• Supplied information
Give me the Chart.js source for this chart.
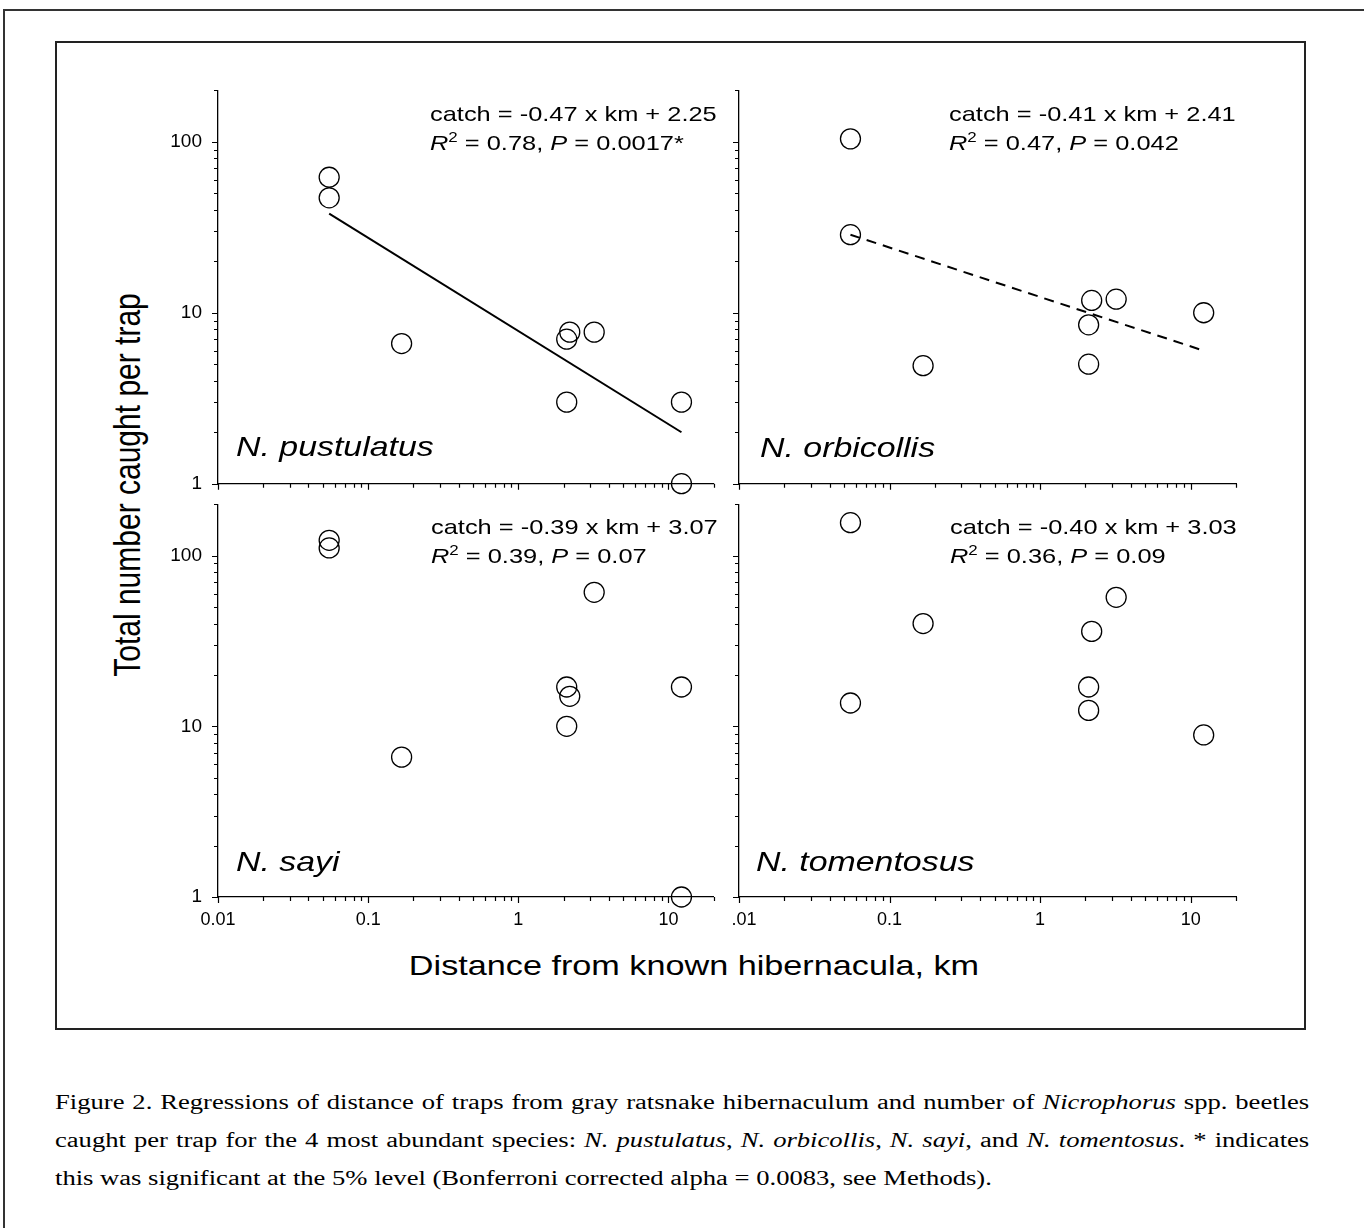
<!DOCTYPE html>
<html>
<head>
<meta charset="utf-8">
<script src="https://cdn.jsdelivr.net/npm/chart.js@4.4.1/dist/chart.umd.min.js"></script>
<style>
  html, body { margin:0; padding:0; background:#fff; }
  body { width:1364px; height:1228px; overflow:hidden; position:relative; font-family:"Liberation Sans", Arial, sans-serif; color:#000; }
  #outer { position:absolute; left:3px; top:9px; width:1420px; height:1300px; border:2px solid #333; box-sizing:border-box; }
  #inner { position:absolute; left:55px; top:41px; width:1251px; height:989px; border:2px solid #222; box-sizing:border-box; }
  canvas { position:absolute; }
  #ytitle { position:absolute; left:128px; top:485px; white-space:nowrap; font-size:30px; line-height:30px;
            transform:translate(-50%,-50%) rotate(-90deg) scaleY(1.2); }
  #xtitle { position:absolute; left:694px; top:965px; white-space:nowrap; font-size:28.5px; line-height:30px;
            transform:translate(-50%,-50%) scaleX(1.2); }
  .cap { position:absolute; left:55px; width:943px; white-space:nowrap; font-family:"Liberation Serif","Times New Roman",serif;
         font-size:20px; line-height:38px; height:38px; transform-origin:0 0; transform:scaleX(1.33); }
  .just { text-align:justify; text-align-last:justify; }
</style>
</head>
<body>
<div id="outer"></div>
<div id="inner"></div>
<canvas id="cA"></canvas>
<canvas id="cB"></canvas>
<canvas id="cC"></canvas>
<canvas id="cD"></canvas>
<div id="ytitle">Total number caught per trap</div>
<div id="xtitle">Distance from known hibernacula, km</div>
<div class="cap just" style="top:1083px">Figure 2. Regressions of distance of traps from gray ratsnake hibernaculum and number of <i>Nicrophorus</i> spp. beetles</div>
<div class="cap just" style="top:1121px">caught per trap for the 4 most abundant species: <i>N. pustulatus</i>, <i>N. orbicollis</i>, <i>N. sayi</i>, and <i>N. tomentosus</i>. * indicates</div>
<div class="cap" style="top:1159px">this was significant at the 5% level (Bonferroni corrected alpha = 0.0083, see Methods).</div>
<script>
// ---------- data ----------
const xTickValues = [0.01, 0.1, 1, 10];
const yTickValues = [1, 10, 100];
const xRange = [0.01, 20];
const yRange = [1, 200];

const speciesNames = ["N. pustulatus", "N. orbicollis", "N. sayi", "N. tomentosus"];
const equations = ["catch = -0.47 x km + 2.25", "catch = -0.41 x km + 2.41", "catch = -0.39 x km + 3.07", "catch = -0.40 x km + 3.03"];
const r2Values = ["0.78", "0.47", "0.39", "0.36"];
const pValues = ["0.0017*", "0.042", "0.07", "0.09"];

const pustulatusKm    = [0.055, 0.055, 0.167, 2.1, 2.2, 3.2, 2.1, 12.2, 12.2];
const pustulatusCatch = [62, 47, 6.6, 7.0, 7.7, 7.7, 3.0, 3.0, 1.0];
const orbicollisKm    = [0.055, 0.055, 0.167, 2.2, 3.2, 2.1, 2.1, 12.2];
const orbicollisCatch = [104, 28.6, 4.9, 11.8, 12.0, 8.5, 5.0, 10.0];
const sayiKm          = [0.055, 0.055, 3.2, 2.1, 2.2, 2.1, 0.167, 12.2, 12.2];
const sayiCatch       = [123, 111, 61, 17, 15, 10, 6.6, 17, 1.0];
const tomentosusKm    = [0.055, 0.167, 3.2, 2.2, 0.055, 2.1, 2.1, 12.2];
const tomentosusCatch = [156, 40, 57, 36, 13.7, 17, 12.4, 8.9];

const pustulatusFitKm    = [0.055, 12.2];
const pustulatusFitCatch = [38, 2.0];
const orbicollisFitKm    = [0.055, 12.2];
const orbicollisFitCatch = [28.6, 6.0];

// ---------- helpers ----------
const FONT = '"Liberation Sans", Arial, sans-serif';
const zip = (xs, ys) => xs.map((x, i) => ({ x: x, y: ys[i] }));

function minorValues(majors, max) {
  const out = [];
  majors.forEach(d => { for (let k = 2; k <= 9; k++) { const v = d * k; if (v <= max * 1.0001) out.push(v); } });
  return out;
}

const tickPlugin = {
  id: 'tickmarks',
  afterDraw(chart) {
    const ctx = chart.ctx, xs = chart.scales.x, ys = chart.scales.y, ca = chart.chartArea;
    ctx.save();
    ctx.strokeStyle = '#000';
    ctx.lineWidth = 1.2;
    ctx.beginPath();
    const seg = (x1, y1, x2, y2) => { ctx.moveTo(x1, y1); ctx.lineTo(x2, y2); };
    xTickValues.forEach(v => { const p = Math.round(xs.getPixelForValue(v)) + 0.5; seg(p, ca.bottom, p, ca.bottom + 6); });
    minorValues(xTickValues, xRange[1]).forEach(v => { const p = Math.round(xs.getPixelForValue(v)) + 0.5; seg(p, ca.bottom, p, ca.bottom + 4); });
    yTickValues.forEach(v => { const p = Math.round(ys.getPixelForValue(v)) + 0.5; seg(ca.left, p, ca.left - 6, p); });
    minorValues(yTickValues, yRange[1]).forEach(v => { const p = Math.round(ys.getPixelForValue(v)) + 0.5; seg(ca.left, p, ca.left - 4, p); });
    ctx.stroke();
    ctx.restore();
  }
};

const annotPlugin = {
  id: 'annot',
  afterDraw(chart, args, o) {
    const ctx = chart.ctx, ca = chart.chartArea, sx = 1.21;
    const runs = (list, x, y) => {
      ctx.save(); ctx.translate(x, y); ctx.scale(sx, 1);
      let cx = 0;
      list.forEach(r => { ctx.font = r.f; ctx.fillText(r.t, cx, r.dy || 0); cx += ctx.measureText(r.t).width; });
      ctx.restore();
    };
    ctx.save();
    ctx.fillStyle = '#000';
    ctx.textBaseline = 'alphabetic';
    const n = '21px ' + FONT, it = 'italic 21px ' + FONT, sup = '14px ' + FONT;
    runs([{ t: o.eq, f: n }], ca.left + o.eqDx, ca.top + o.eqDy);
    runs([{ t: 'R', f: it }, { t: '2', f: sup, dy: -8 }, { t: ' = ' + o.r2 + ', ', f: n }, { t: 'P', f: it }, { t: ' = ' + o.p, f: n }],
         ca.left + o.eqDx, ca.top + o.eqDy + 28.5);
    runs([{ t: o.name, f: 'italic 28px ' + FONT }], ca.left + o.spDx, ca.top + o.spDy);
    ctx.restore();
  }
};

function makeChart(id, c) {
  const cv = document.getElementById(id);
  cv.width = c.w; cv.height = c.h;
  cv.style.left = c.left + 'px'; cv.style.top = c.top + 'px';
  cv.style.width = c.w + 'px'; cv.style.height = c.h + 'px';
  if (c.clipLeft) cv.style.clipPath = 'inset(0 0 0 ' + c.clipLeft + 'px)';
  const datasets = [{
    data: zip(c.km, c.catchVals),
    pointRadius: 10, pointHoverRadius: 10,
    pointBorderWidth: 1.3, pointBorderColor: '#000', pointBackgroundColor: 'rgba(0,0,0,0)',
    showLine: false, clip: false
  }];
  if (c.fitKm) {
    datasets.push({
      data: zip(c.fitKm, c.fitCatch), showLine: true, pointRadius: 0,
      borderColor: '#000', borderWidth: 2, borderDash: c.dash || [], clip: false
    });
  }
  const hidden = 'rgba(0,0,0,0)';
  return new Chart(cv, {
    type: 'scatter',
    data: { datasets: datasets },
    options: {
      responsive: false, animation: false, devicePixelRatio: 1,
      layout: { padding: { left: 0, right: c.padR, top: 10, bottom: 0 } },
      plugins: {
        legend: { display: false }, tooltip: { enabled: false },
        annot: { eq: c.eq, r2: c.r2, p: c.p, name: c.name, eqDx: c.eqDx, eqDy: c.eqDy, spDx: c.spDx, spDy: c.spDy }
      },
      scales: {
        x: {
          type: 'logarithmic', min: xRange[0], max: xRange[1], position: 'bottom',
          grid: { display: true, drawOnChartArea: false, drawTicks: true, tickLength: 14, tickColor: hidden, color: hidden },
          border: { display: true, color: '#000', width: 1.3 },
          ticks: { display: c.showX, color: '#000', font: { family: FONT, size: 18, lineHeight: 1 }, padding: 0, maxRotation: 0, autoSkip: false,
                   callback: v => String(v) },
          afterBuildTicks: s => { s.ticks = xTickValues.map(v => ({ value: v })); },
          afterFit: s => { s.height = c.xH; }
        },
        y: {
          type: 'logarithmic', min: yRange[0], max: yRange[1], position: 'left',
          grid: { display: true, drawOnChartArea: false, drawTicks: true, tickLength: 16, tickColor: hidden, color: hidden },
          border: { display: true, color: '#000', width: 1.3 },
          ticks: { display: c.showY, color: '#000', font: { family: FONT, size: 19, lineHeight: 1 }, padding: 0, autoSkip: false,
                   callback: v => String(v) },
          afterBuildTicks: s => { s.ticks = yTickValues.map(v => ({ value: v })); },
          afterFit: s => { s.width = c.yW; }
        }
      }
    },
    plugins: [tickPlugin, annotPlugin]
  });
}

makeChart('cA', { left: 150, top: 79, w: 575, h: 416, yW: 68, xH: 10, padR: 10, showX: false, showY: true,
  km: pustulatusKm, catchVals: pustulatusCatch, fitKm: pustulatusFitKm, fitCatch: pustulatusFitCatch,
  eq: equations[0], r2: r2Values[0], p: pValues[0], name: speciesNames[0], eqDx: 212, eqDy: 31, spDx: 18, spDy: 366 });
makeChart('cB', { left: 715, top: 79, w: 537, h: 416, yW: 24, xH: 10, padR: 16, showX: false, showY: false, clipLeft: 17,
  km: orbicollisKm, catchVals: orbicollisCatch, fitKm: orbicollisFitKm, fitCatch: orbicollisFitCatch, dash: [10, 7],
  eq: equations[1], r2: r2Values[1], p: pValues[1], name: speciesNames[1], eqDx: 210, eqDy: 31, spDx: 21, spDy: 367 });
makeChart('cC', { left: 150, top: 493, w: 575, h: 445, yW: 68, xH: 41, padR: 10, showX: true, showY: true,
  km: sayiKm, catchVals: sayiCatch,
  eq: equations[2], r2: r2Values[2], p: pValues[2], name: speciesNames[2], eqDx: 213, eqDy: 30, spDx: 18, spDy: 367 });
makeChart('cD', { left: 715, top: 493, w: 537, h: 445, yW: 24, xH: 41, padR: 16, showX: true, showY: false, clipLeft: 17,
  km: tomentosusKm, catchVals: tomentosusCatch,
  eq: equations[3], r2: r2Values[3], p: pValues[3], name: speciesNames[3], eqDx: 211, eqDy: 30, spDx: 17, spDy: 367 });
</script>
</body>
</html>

• What to work on
From the data above, pick out each line containing "this" and copy it.

• Answer to the exercise
Give me the Chart.js source for this chart.
<div class="cap" style="top:1159px">this was significant at the 5% level (Bonferroni corrected alpha = 0.0083, see Methods).</div>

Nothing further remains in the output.